• _Brief_
Repeat verbatim only the lines from the one with "Clone this chart in Altair." through the one with "import pandas as pd", both ends kept. Pictures stay out.

Records with drawing code
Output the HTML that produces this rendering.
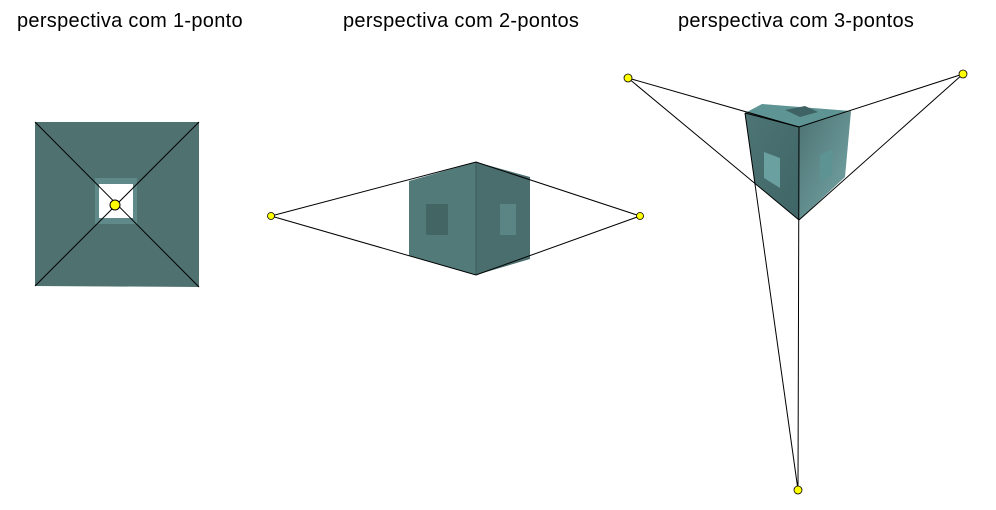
<!DOCTYPE html>
<html><head><meta charset="utf-8"><style>
html,body{margin:0;padding:0;background:#fff;width:996px;height:510px;overflow:hidden}
svg{display:block}
text{font-family:"Liberation Sans",sans-serif;font-size:20px;letter-spacing:0.3px;fill:#000}
</style></head><body>
<svg width="996" height="510" viewBox="0 0 996 510" xmlns="http://www.w3.org/2000/svg">
<defs>
<linearGradient id="g3r" x1="0" y1="0" x2="1" y2="1"><stop offset="0" stop-color="#4d7273"/><stop offset="1" stop-color="#77a8a8"/></linearGradient>
<linearGradient id="g3l" x1="0" y1="0" x2="1" y2="1"><stop offset="0" stop-color="#4e7575"/><stop offset="1" stop-color="#3f6566"/></linearGradient>
</defs>
<text x="17" y="27">perspectiva com 1-ponto</text>
<text x="343" y="27">perspectiva com 2-pontos</text>
<text x="678" y="27">perspectiva com 3-pontos</text>

<polygon points="35,122 199,122 199,287 35,286" fill="#4f7271"/>
<rect x="95" y="178" width="42" height="46" fill="#5f8a89"/>
<rect x="99" y="184" width="34" height="34" fill="#fff"/>
<line x1="35" y1="122" x2="199" y2="287" stroke="#000" stroke-width="1"/>
<line x1="199" y1="122" x2="35" y2="286" stroke="#000" stroke-width="1"/>
<circle cx="115" cy="205" r="5" fill="#ffff00" stroke="#000" stroke-width="1"/>

<polygon points="409,181 476,162 476,275 409,256" fill="#517a79"/>
<polygon points="476,162 530,177 530,259 476,275" fill="#4a6e6d"/>
<rect x="426" y="204" width="22" height="31" fill="#436564"/>
<rect x="500" y="204" width="16" height="31" fill="#5a8584"/>
<line x1="476" y1="162" x2="476" y2="275" stroke="#3b5a5a"/>
<polyline points="271,216 476,162 640,216 476,275 271,216" fill="none" stroke="#000" stroke-width="1"/>
<circle cx="271" cy="216" r="3.5" fill="#ffff00" stroke="#000" stroke-width="0.8"/>
<circle cx="640" cy="216" r="3.5" fill="#ffff00" stroke="#000" stroke-width="0.8"/>

<polygon points="745,113 762,104 851,111 799,127" fill="#5f9494"/>
<polygon points="785,110 805,106 818,112 800,117" fill="#3f6364"/>
<polygon points="745,113 799,127 799,220 755,183" fill="url(#g3l)"/>
<polygon points="799,127 851,111 845,177 799,220" fill="url(#g3r)"/>
<polygon points="764,152 780,158 780,188 764,178" fill="#6aa0a0"/>
<polygon points="820,155 833,149 832,175 820,182" fill="#5e9393"/>
<g stroke="#000" stroke-width="1" fill="none">
<line x1="628" y1="78" x2="799" y2="127"/>
<line x1="628" y1="78" x2="799" y2="220"/>
<line x1="963" y1="74" x2="799" y2="127"/>
<line x1="963" y1="74" x2="799" y2="220"/>
<line x1="798" y1="490" x2="745" y2="113"/>
<line x1="798" y1="490" x2="799" y2="127"/>
<line x1="745" y1="113" x2="799" y2="127"/>
</g>
<circle cx="628" cy="78" r="4" fill="#ffff00" stroke="#000" stroke-width="0.8"/>
<circle cx="963" cy="74" r="4" fill="#ffff00" stroke="#000" stroke-width="0.8"/>
<circle cx="798" cy="490" r="4" fill="#ffff00" stroke="#000" stroke-width="0.8"/>
</svg>
</body></html>
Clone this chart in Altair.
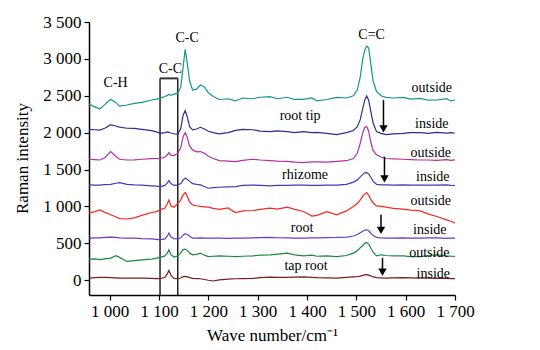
import altair as alt
import pandas as pd

# ---------------- data ----------------
wave = [958, 970, 980, 990, 1002, 1012, 1020, 1035, 1050, 1065, 1085, 1095, 1102, 1112,
        1117, 1120, 1124, 1130, 1138, 1144, 1149, 1153, 1157, 1162, 1168, 1176, 1184,
        1192, 1200, 1210, 1222, 1240, 1255, 1270, 1290, 1305, 1325, 1340, 1360, 1375,
        1393, 1410, 1420, 1440, 1460, 1480, 1494, 1502, 1508, 1513, 1517, 1521, 1525,
        1529, 1534, 1541, 1550, 1560, 1575, 1595, 1610, 1630, 1645, 1663, 1683, 1692, 1700]

root_tip_outside = [2388, 2350, 2320, 2380, 2452, 2410, 2360, 2375, 2397, 2410, 2443, 2455,
                    2465, 2490, 2505, 2520, 2505, 2520, 2535, 2620, 2900, 3128, 2950, 2700,
                    2578, 2590, 2646, 2620, 2540, 2490, 2450, 2460, 2430, 2470, 2460, 2480,
                    2488, 2460, 2480, 2450, 2452, 2470, 2430, 2450, 2479, 2470, 2500, 2580,
                    2760, 3000, 3119, 3173, 3150, 2950, 2700, 2555, 2500, 2479, 2470, 2479,
                    2455, 2465, 2440, 2443, 2460, 2430, 2443]
root_tip_inside = [2046, 2040, 2035, 2060, 2109, 2090, 2075, 2060, 2059, 2045, 2028, 2010,
                   1990, 2000, 2010, 2005, 1995, 1985, 1975, 2060, 2240, 2298, 2220, 2080,
                   2037, 2050, 2073, 2050, 2020, 2000, 1983, 2000, 2030, 2045, 2040, 2020,
                   2014, 2025, 2014, 2000, 2014, 2000, 2005, 1990, 1975, 2000, 2030, 2080,
                   2180, 2330, 2440, 2497, 2440, 2300, 2130, 2014, 1990, 1975, 1985, 1990,
                   2000, 2000, 1990, 2005, 1995, 2000, 1992]
rhizome_outside = [1640, 1635, 1630, 1660, 1744, 1680, 1640, 1630, 1631, 1640, 1649, 1650,
                   1650, 1670, 1700, 1730, 1695, 1690, 1720, 1800, 1950, 2000, 1940, 1820,
                   1766, 1740, 1744, 1720, 1680, 1650, 1622, 1615, 1608, 1625, 1640, 1630,
                   1622, 1615, 1610, 1600, 1595, 1605, 1605, 1600, 1610, 1620, 1650, 1720,
                   1860, 2000, 2070, 2082, 2020, 1880, 1760, 1700, 1670, 1650, 1645, 1640,
                   1635, 1630, 1630, 1625, 1635, 1625, 1631]
rhizome_inside = [1293, 1290, 1290, 1295, 1300, 1315, 1324, 1300, 1293, 1290, 1280, 1275,
                  1270, 1285, 1320, 1351, 1310, 1285, 1293, 1310, 1360, 1383, 1370, 1340,
                  1310, 1300, 1293, 1270, 1247, 1255, 1260, 1265, 1270, 1285, 1290, 1285,
                  1279, 1285, 1285, 1290, 1290, 1285, 1285, 1290, 1290, 1300, 1330, 1360,
                  1400, 1435, 1455, 1459, 1440, 1400, 1340, 1300, 1293, 1293, 1290, 1293,
                  1290, 1290, 1288, 1290, 1293, 1285, 1284]
root_outside = [909, 930, 954, 920, 887, 860, 835, 830, 845, 880, 918, 930,
                954, 980, 1040, 1089, 1010, 990, 1040, 1090, 1160, 1189, 1140, 1060,
                1022, 1010, 1000, 995, 990, 975, 960, 980, 918, 940, 945, 960,
                977, 965, 990, 960, 932, 870, 880, 930, 887, 940, 999, 1040,
                1089, 1140, 1170, 1189, 1150, 1100, 1050, 1008, 1000, 990, 975, 963,
                950, 940, 900, 864, 819, 800, 774]
root_inside = [571, 575, 575, 580, 585, 580, 575, 572, 571, 565, 560, 555,
               548, 560, 600, 639, 590, 565, 560, 575, 615, 630, 620, 595,
               571, 572, 575, 572, 571, 570, 571, 568, 570, 572, 575, 578,
               580, 576, 575, 572, 571, 573, 575, 578, 580, 585, 600, 620,
               645, 665, 680, 684, 670, 640, 605, 580, 575, 571, 572, 575,
               572, 571, 573, 575, 568, 570, 571]
tap_root_outside = [287, 290, 280, 290, 300, 332, 310, 255, 265, 275, 287, 300,
                    310, 330, 370, 413, 350, 315, 330, 370, 415, 422, 405, 370,
                    345, 350, 368, 340, 320, 325, 330, 325, 320, 325, 330, 340,
                    345, 355, 368, 345, 330, 340, 325, 330, 320, 335, 368, 400,
                    440, 470, 500, 512, 490, 440, 380, 330, 345, 335, 330, 330,
                    320, 320, 335, 345, 330, 325, 323]
tap_root_inside = [30, 35, 40, 38, 35, 32, 30, 28, 30, 28, 25, 22,
                   20, 40, 90, 133, 70, 25, 20, 30, 48, 52, 45, 35,
                   25, 22, 20, 10, 0, -10, 5, 15, 20, 22, 25, 35,
                   43, 40, 40, 42, 45, 40, 35, 32, 30, 38, 45, 50,
                   55, 65, 72, 75, 70, 60, 45, 35, 32, 30, 32, 35,
                   32, 30, 28, 25, 25, 22, 21]

series_names = ["root tip outside", "root tip inside", "rhizome outside", "rhizome inside",
                "root outside", "root inside", "tap root outside", "tap root inside"]
series_values = [root_tip_outside, root_tip_inside, rhizome_outside, rhizome_inside,
                 root_outside, root_inside, tap_root_outside, tap_root_inside]
series_colors = ["#13968c", "#2b2f8f", "#b52fa3", "#3b3db3",
                 "#f22a22", "#6a3dbf", "#1a8a3e", "#7a1c1c"]

# annotation texts
label_text = ["outside", "inside", "outside", "inside", "outside", "inside", "outside", "inside",
              "root tip", "rhizome", "root", "tap root", "C-H", "C-C", "C-C", "C=C"]
label_x = [1653, 1653, 1651, 1655, 1651, 1649, 1648, 1656,
           1386, 1396, 1390, 1398, 1012, 1123, 1157, 1531]
label_y = [2608, 2113, 1721, 1404, 1076, 683, 368, 88,
           2226, 1427, 714, 187, 2668, 2862, 3277, 3322]

# arrows (top -> bottom)
arrow_x = [1555, 1557, 1550, 1553]
arrow_top = [2442, 1675, 886, 300]
arrow_bottom = [1992, 1315, 616, 51]

# C-C bracket box
box_left, box_right, box_top = 1102, 1138, 2736

x_ticks = [1000, 1100, 1200, 1300, 1400, 1500, 1600, 1700]
y_ticks = [0, 500, 1000, 1500, 2000, 2500, 3000, 3500]

# ---------------- frames ----------------
rows = []
for name, vals in zip(series_names, series_values):
    assert len(vals) == len(wave), name
    for w, v in zip(wave, vals):
        rows.append({"series": name, "wave": w, "intensity": v})
df = pd.DataFrame(rows)

df_labels = pd.DataFrame({"text": label_text, "x": label_x, "y": label_y})
df_arrows = pd.DataFrame({"x": arrow_x, "y": arrow_top, "y2": arrow_bottom,
                          "yh": [b + 60 for b in arrow_bottom]})
df_box_v = pd.DataFrame({"x": [box_left, box_right], "y": [-200, -200], "y2": [box_top, box_top]})
df_box_h = pd.DataFrame({"x": [box_left], "x2": [box_right], "y": [box_top]})

FONT = "Liberation Serif"
xscale = alt.Scale(domain=[958, 1700], nice=False, zero=False)
yscale = alt.Scale(domain=[-200, 3500], nice=False, zero=False)
fmt = "replace(format(datum.value, ',d'), ',', ' ')"

x_axis = alt.Axis(values=x_ticks, labelExpr=fmt, title="Wave number/cm\u207b\u00b9",
                  labelOverlap=False, labelFlush=False,
                  titleY=40, titleBaseline="middle", titleAlign="center", titleX=183)
y_axis = alt.Axis(values=y_ticks, labelExpr=fmt, title="Raman intensity",
                  labelOverlap=False, labelFlush=False,
                  titleX=-67, titleY=136, titleAngle=-90, titleAlign="center",
                  titleBaseline="middle")


def X(field):
    return alt.X(field, type="quantitative", scale=xscale, axis=x_axis)


def Y(field):
    return alt.Y(field, type="quantitative", scale=yscale, axis=y_axis)


lines = alt.Chart(df).mark_line(strokeWidth=1.2, clip=True).encode(
    x=X("wave"),
    y=Y("intensity"),
    color=alt.Color("series:N", scale=alt.Scale(domain=series_names, range=series_colors),
                    legend=None),
    detail="series:N",
)

texts = alt.Chart(df_labels).mark_text(font=FONT, fontSize=14, color="black").encode(
    x=X("x"), y=Y("y"), text="text:N")

arrow_lines = alt.Chart(df_arrows).mark_rule(color="black", strokeWidth=1.5).encode(
    x=X("x"), y=Y("y"), y2="yh:Q")
arrow_heads = alt.Chart(df_arrows).mark_point(shape="triangle-down", filled=True,
                                              color="black", size=70, opacity=1).encode(
    x=X("x"), y=Y("yh"))

box_v = alt.Chart(df_box_v).mark_rule(color="black", strokeWidth=1.3).encode(
    x=X("x"), y=Y("y"), y2="y2:Q")
box_h = alt.Chart(df_box_h).mark_rule(color="#333333", strokeWidth=2).encode(
    x=X("x"), x2="x2:Q", y=Y("y"))

chart = alt.layer(box_v, box_h, lines, arrow_lines, arrow_heads, texts).properties(
    width=366, height=273,
    autosize=alt.AutoSizeParams(type="none"),
    padding={"left": 89, "top": 22, "right": 85, "bottom": 55},
    background="white",
).configure_axis(
    grid=False, domainColor="black", domainWidth=1.5, tickColor="black", tickSize=5,
    tickWidth=1.2, labelFont=FONT, labelFontSize=17, labelColor="black", labelPadding=3,
    titleFont=FONT, titleFontSize=17, titleFontWeight="normal", titleColor="black",
).configure_view(stroke=None)

chart.save("out.html", embed_options={"renderer": "svg", "actions": False})
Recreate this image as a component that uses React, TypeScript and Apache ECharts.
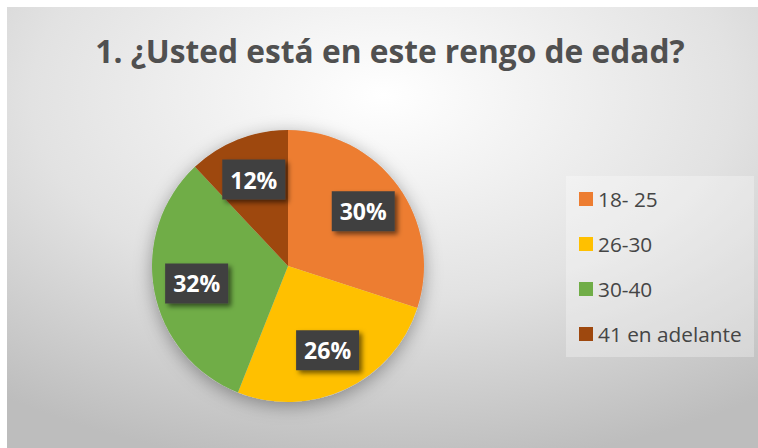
import React, { useEffect, useRef } from 'react';
import * as echarts from 'echarts';

const titleText = '1. ¿Usted está en este rengo de edad?';
const categories = ['18- 25', '26-30', '30-40', '41 en adelante'];
const values = [30, 26, 32, 12];
const colors = ['#ED7D31', '#FFC000', '#70AD47', '#9E480E'];

export default function App() {
  const ref = useRef<HTMLDivElement>(null);
  useEffect(() => {
    document.body.style.margin = '0';
    const chart = echarts.init(ref.current!, null, { renderer: 'svg' });
    const data = categories.map((name, i) => ({
      name,
      value: values[i],
      itemStyle: { color: colors[i] },
    }));
    const labelData = categories.map((name, i) => ({ name, value: values[i] }));
    const center = [288, 266];
    chart.setOption({
      animation: false,
      graphic: [
        {
          type: 'rect',
          z: 0,
          silent: true,
          shape: { x: 7, y: 7, width: 751, height: 441 },
          style: {
            fill: new echarts.graphic.RadialGradient(0.5, 0.2, 0.85, [
              { offset: 0, color: '#ffffff' },
              { offset: 0.55, color: '#e2e2e2' },
              { offset: 1, color: '#bdbdbd' },
            ]),
          },
        },
        {
          type: 'rect',
          z: 0,
          silent: true,
          shape: { x: 566, y: 176, width: 188, height: 181 },
          style: { fill: 'rgba(255,255,255,0.3)' },
        },
      ],
      title: {
        text: titleText,
        left: 390,
        top: 30,
        padding: 0,
        textAlign: 'center',
        textStyle: {
          fontFamily: 'Open Sans',
          fontWeight: 'bold',
          fontSize: 31.7,
          lineHeight: 40,
          color: '#505050',
        },
      },
      legend: {
        orient: 'vertical',
        left: 579,
        top: 188,
        padding: 0,
        itemWidth: 14,
        itemHeight: 14,
        itemGap: 23,
        icon: 'rect',
        data: categories,
        selectedMode: false,
        textStyle: {
          fontFamily: 'Open Sans',
          fontSize: 20.8,
          lineHeight: 22,
          color: '#454545',
          padding: [0, 0, 0, 0],
        },
      },
      series: [
        {
          type: 'pie',
          center,
          radius: 136,
          silent: true,
          z: 1,
          data: [{ value: 1, name: 'sombra' }],
          itemStyle: {
            color: '#d0d0d0',
            shadowBlur: 18,
            shadowOffsetY: 4,
            shadowColor: 'rgba(0,0,0,0.35)',
          },
          label: { show: false },
          labelLine: { show: false },
        },
        {
          type: 'pie',
          center,
          radius: 136,
          startAngle: 90,
          clockwise: true,
          silent: true,
          z: 2,
          data,
          label: { show: false },
          labelLine: { show: false },
        },
        {
          type: 'pie',
          center,
          radius: 180,
          startAngle: 90,
          clockwise: true,
          silent: true,
          z: 3,
          data: labelData,
          itemStyle: { color: 'rgba(0,0,0,0)' },
          labelLine: { show: false },
          label: {
            show: true,
            position: 'inside',
            formatter: '{c}%',
            fontFamily: 'Open Sans',
            fontWeight: 'bold',
            fontSize: 23,
            color: '#ffffff',
            backgroundColor: '#404040',
            width: 63,
            height: 40,
            lineHeight: 40,
            align: 'center',
            verticalAlign: 'middle',
            padding: 0,
            shadowColor: 'rgba(0,0,0,0.55)',
            shadowBlur: 5,
            shadowOffsetX: 3,
            shadowOffsetY: 3,
          },
        },
      ],
    });
    return () => chart.dispose();
  }, []);
  return (
    <div
      ref={ref}
      style={{ position: 'absolute', left: 0, top: 0, width: 758, height: 448 }}
    />
  );
}
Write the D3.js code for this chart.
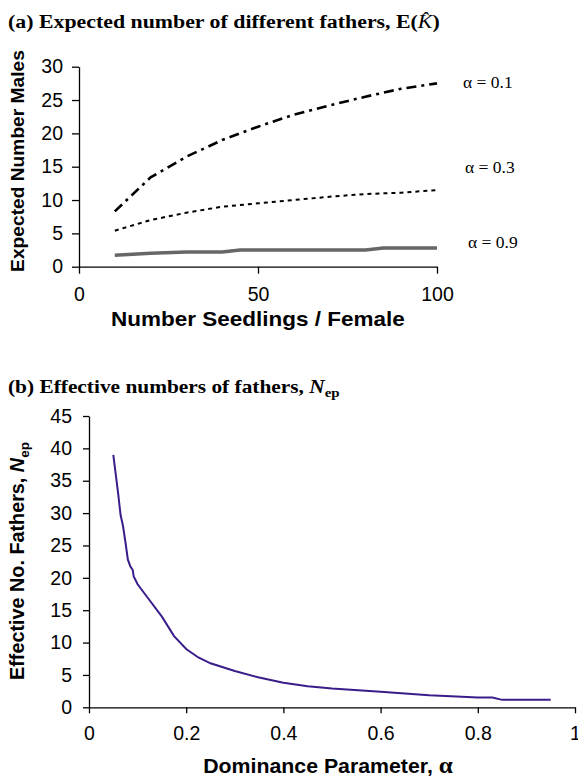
<!DOCTYPE html>
<html>
<head>
<meta charset="utf-8">
<script src="https://cdn.jsdelivr.net/npm/d3@7"></script>
<style>
  html, body { margin: 0; padding: 0; background: #fff; }
  svg { display: block; }
</style>
</head>
<body>
<script>
// ---------- Data (panel a) ----------
const seedlings = [10, 20, 30, 40, 50, 60, 70, 80, 90, 100];
const males01 = [8.3, 13.4, 16.5, 19.0, 21.0, 22.8, 24.2, 25.5, 26.7, 27.5];
const males03 = [5.4, 7.0, 8.1, 9.0, 9.5, 10.0, 10.5, 10.9, 11.1, 11.5];
const seedlings09 = [10, 20, 30, 40, 45, 50, 60, 70, 80, 85, 90, 100];
const males09 = [1.7, 2.0, 2.2, 2.2, 2.5, 2.5, 2.5, 2.5, 2.5, 2.8, 2.8, 2.8];
const seriesLabels = ["α = 0.1", "α = 0.3", "α = 0.9"];
const xTicksA = [0, 50, 100];
const yTicksA = [0, 5, 10, 15, 20, 25, 30];

// ---------- Data (panel b) ----------
const alpha = [0.05, 0.06, 0.065, 0.07, 0.075, 0.08, 0.085, 0.09, 0.092, 0.1, 0.12, 0.15, 0.175, 0.2, 0.225, 0.25, 0.3, 0.35, 0.4, 0.45, 0.5, 0.6, 0.7, 0.8, 0.83, 0.85, 0.9, 0.95];
const nep   = [39, 33, 29.7, 28, 25.5, 22.8, 21.8, 21.2, 20.2, 19, 17, 14, 11, 9, 7.7, 6.8, 5.6, 4.6, 3.8, 3.25, 2.9, 2.4, 1.85, 1.5, 1.5, 1.15, 1.15, 1.15];
const xTicksB = [0, 0.2, 0.4, 0.6, 0.8, 1];
const yTicksB = [0, 5, 10, 15, 20, 25, 30, 35, 40, 45];

const W = 578, H = 777;
const svg = d3.select("body").append("svg").attr("width", W).attr("height", H);

const sans = "'Liberation Sans', Arial, sans-serif";
const serif = "'Liberation Serif', 'Times New Roman', serif";

function styleAxis(g) {
  g.selectAll("path.domain").attr("stroke", "#000").attr("stroke-width", 1.3);
  g.selectAll(".tick line").attr("stroke", "#000").attr("stroke-width", 1.3);
  g.selectAll(".tick text").attr("font-family", sans).attr("font-size", 19.5).attr("fill", "#000");
}

// stretch a horizontal text horizontally so it spans the wanted width (anchor-aware)
function fitWidth(sel, targetWidth) {
  const bb = sel.node().getBBox();
  const s = targetWidth / bb.width;
  const cx = bb.x;
  sel.attr("transform", `translate(${cx},0) scale(${s},1) translate(${-cx},0)`);
}
function fitWidthCenter(sel, targetWidth, cx) {
  const bb = sel.node().getBBox();
  const s = targetWidth / bb.width;
  sel.attr("transform", `translate(${cx},0) scale(${s},1) translate(${-cx},0)`);
}

// ================= Panel (a) =================
const xA = d3.scaleLinear().domain([0, 100]).range([79, 437]);
const yA = d3.scaleLinear().domain([0, 30]).range([266.7, 66.7]);

const tA = svg.append("text").attr("x", 8).attr("y", 28)
  .attr("font-family", serif).attr("font-weight", "bold").attr("font-size", 18.5);
tA.append("tspan").text("(a) Expected number of different fathers, E(");
tA.append("tspan").attr("font-style", "italic").attr("font-weight", "normal").text("K\u0302");
tA.append("tspan").text(")");
fitWidth(tA, 432);

svg.append("g").attr("transform", `translate(0,${yA(0)})`)
  .call(d3.axisBottom(xA).tickValues(xTicksA).tickFormat(d3.format("d")).tickSize(7).tickSizeOuter(0).tickPadding(13))
  .call(styleAxis);
svg.append("g").attr("transform", `translate(${xA(0)},0)`)
  .call(d3.axisLeft(yA).tickValues(yTicksA).tickSize(7).tickSizeOuter(0).tickPadding(9))
  .call(styleAxis);

const xtA = svg.append("text").attr("x", 258).attr("y", 326)
  .attr("text-anchor", "middle").attr("font-family", sans).attr("font-weight", "bold").attr("font-size", 19.5)
  .text("Number Seedlings / Female");
fitWidthCenter(xtA, 294, 258);
svg.append("text").attr("transform", `translate(24,161) rotate(-90)`)
  .attr("text-anchor", "middle").attr("font-family", sans).attr("font-weight", "bold").attr("font-size", 19.2)
  .text("Expected Number Males");

const lineA = d3.line().x(d => xA(d[0])).y(d => yA(d[1]));
svg.append("path").datum(seedlings.map((s, i) => [s, males01[i]]))
  .attr("d", lineA).attr("fill", "none").attr("stroke", "#000").attr("stroke-width", 2.6)
  .attr("stroke-dasharray", "10,5,3,5");
svg.append("path").datum(seedlings.map((s, i) => [s, males03[i]]))
  .attr("d", lineA).attr("fill", "none").attr("stroke", "#000").attr("stroke-width", 2)
  .attr("stroke-dasharray", "4,4");
svg.append("path").datum(seedlings09.map((s, i) => [s, males09[i]]))
  .attr("d", lineA).attr("fill", "none").attr("stroke", "#666").attr("stroke-width", 3.5);

const labelPos = [[463, 88], [465, 173], [468, 248]];
seriesLabels.forEach((t, i) => {
  svg.append("text").attr("x", labelPos[i][0]).attr("y", labelPos[i][1])
    .attr("font-family", serif).attr("font-size", 17.5).text(t);
});

// ================= Panel (b) =================
const xB = d3.scaleLinear().domain([0, 1]).range([89, 575]);
const yB = d3.scaleLinear().domain([0, 45]).range([707.3, 416]);

const tB = svg.append("text").attr("x", 8).attr("y", 393)
  .attr("font-family", serif).attr("font-weight", "bold").attr("font-size", 18.5);
tB.append("tspan").text("(b) Effective numbers of fathers, ");
tB.append("tspan").attr("font-style", "italic").text("N");
tB.append("tspan").attr("font-size", 13).attr("dy", 4).text("ep");
fitWidth(tB, 332);

svg.append("g").attr("transform", `translate(0,${yB(0)})`)
  .call(d3.axisBottom(xB).tickValues(xTicksB).tickFormat(d => d === 0 || d === 1 ? d3.format("d")(d) : d3.format(".1f")(d))
    .tickSize(6).tickSizeOuter(0).tickPadding(13))
  .call(styleAxis);
svg.append("g").attr("transform", `translate(${xB(0)},0)`)
  .call(d3.axisLeft(yB).tickValues(yTicksB).tickSize(6).tickSizeOuter(0).tickPadding(11))
  .call(styleAxis);

const xtB = svg.append("text").attr("x", 328).attr("y", 773)
  .attr("text-anchor", "middle").attr("font-family", sans).attr("font-weight", "bold").attr("font-size", 19.5);
xtB.append("tspan").text("Dominance Parameter, ");
xtB.append("tspan").attr("font-family", serif).attr("font-size", 23).text("α");
fitWidthCenter(xtB, 250, 328);

const ytB = svg.append("text").attr("transform", `translate(24,561) rotate(-90)`)
  .attr("text-anchor", "middle").attr("font-family", sans).attr("font-weight", "bold").attr("font-size", 19.8);
ytB.append("tspan").text("Effective No. Fathers, ");
ytB.append("tspan").attr("font-style", "italic").text("N");
ytB.append("tspan").attr("font-size", 13.5).attr("dy", 5).text("ep");

const lineB = d3.line().x(d => xB(d[0])).y(d => yB(d[1]));
svg.append("path").datum(alpha.map((a, i) => [a, nep[i]]))
  .attr("d", lineB).attr("fill", "none").attr("stroke", "#3a1d8a").attr("stroke-width", 2);
</script>
</body>
</html>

• _Exercise output_
Clone this chart in Altair.
import altair as alt
import pandas as pd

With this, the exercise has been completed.